• [DIRECTIONS]: From the very first line of the data to the line containing "(0,0) rectangle (1218,562);", retype everything exactly, leaving the pictures behind.
>> Begin
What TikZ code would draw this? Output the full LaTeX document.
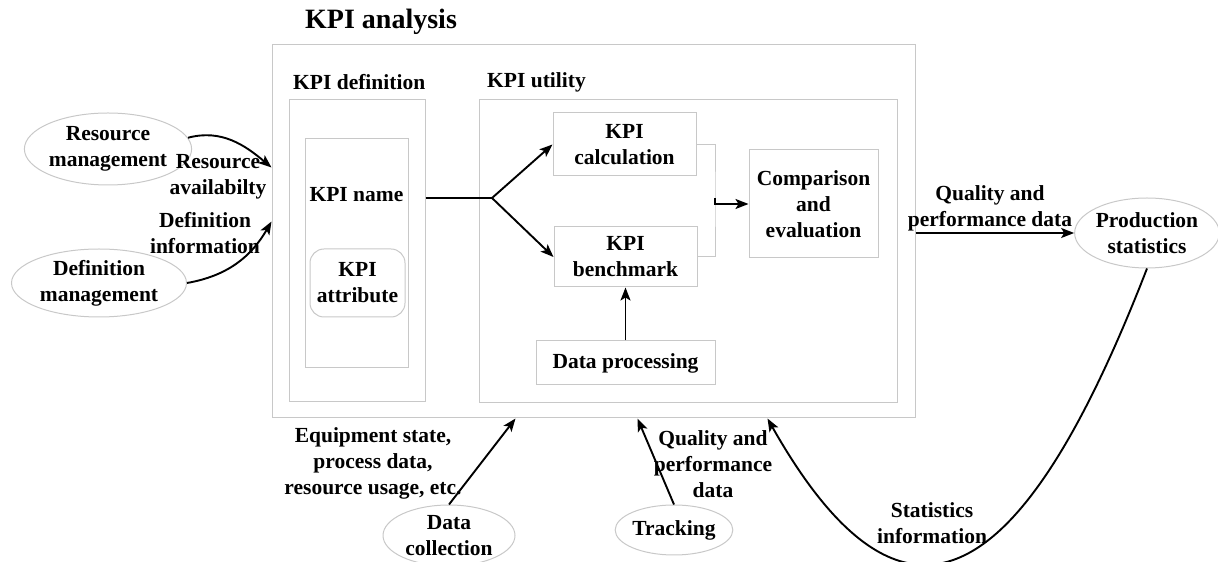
\documentclass[tikz,border=0pt]{standalone}
\usepackage{fontspec}
\setmainfont{Liberation Serif}
\RequirePackage{xcolor}
\definecolor{boxgray}{RGB}{200,200,200}
\usetikzlibrary{calc}
\usetikzlibrary{positioning}
\usetikzlibrary{shapes.geometric,arrows.meta}

\begin{document}
\begin{tikzpicture}[x=1pt,y=1pt,
  lbl/.style={font=\fontsize{21.5}{26}\selectfont\bfseries, align=center, inner sep=0pt},
  frame/.style={draw=boxgray, line width=1pt, inner sep=0pt},
  blk/.style={frame, lbl},
  oval/.style={ellipse, draw=boxgray, line width=1pt, inner sep=0pt, lbl},
  flow/.style={line width=1.9pt, -{Stealth[length=13pt,width=10pt,inset=3pt]}}]
  \useasboundingbox (0,0) rectangle (1218,562);

  % containers
  \node [frame, minimum width=643, minimum height=373] (kpia) at (593.5,330.5) {};
  \node [lbl, font=\fontsize{28}{32}\selectfont\bfseries, anchor=west] (kpiat) at (305,540) {KPI analysis};
  \node [frame, minimum width=136, minimum height=302] (kdef) at (357,311) {};
  \node [lbl, anchor=west] (kdeft) at (293,480) {KPI definition};
  \node [frame, minimum width=103, minimum height=229] (kname) at (356.5,308.5) {};
  \node [lbl] (knamet) at (356.5,367) {KPI name};
  \node [blk, rounded corners=14pt, minimum width=95, minimum height=68] (kattr) at (357.5,279) {KPI\\attribute};
  \node [frame, minimum width=418, minimum height=303] (kutil) at (688,310.5) {};
  \node [lbl, anchor=west] (kutilt) at (487,480) {KPI utility};

  % blocks
  \node [blk, minimum width=143, minimum height=63] (kcalc) at (624.5,417.5) {KPI\\calculation};
  \node [blk, minimum width=143, minimum height=60] (kbench) at (625.5,305) {KPI\\benchmark};
  \node [blk, minimum width=179, minimum height=44] (dproc) at (625.5,199) {Data processing};
  \node [blk, minimum width=129, minimum height=108] (cmp) at (813.5,358) {Comparison\\and\\evaluation};

  % outside
  \node [oval, minimum width=149, minimum height=72] (resm) at (108,413) {Resource\\management};
  \node [oval, minimum width=175, minimum height=68] (defm) at (99,279) {Definition\\management};
  \node [oval, minimum width=143, minimum height=70] (prods) at (1147,329) {Production\\statistics};
  \node [oval, minimum width=132, minimum height=61] (dcol) at (449,26.5) {Data\\collection};
  \node [oval, minimum width=106, minimum height=50] (track) at (674,32) {Tracking};

  % labels
  \node [lbl] (resav) at (218,385) {Resource\\availabilty};
  \node [lbl] (definf) at (205,328.5) {Definition\\information};
  \node [lbl] (qpd) at (990,354) {Quality and\\performance data};
  \node [lbl] (eqst) at (373,99) {Equipment state,\\process data,\\resource usage, etc.};
  \node [lbl] (qpdt) at (713,98) {Quality and\\performance\\data};
  \node [lbl] (statinf) at (932,39) {Statistics\\information};

  % connectors
  \coordinate (split) at (492,364);
  \coordinate (brk) at (715,364);
  \draw [line width=1.9pt] (kdef.east |- split) -- (split);
  \draw [flow] (split) -- (kcalc.west);
  \draw [flow] (split) -- (kbench.west);
  \draw [draw=boxgray, line width=1pt] (kcalc.east) -| (brk) |- (kbench.east);
  \draw [flow] (brk) |- (cmp.west);
  \draw [flow] (dproc.north) -- (kbench.south);

  \draw [flow] (resm.8) to[out=15, in=140] ($(kpia.north west)+(0,-123)$);
  \draw [flow] (defm.east) to[out=10, in=240] ($(kpia.north west)+(0,-177)$);
  \draw [flow] (kpia.east |- prods.west) -- (prods.west);
  \draw [flow] (dcol.north) -- ($(kpia.south west)+(244,0)$);
  \draw [flow] (track.north) -- ($(kpia.south west)+(366,0)$);
  \draw [flow] (prods.south) .. controls (1030,-8) and (912,-112) .. ($(kpia.south west)+(496,0)$);
\end{tikzpicture}
\end{document}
>> End
• [FULL RESPONSE]:
What TikZ code would draw this? Output the full LaTeX document.
\documentclass[tikz,border=0pt]{standalone}
\usepackage{fontspec}
\setmainfont{Liberation Serif}
\RequirePackage{xcolor}
\definecolor{boxgray}{RGB}{200,200,200}
\usetikzlibrary{calc}
\usetikzlibrary{positioning}
\usetikzlibrary{shapes.geometric,arrows.meta}

\begin{document}
\begin{tikzpicture}[x=1pt,y=1pt,
  lbl/.style={font=\fontsize{21.5}{26}\selectfont\bfseries, align=center, inner sep=0pt},
  frame/.style={draw=boxgray, line width=1pt, inner sep=0pt},
  blk/.style={frame, lbl},
  oval/.style={ellipse, draw=boxgray, line width=1pt, inner sep=0pt, lbl},
  flow/.style={line width=1.9pt, -{Stealth[length=13pt,width=10pt,inset=3pt]}}]
  \useasboundingbox (0,0) rectangle (1218,562);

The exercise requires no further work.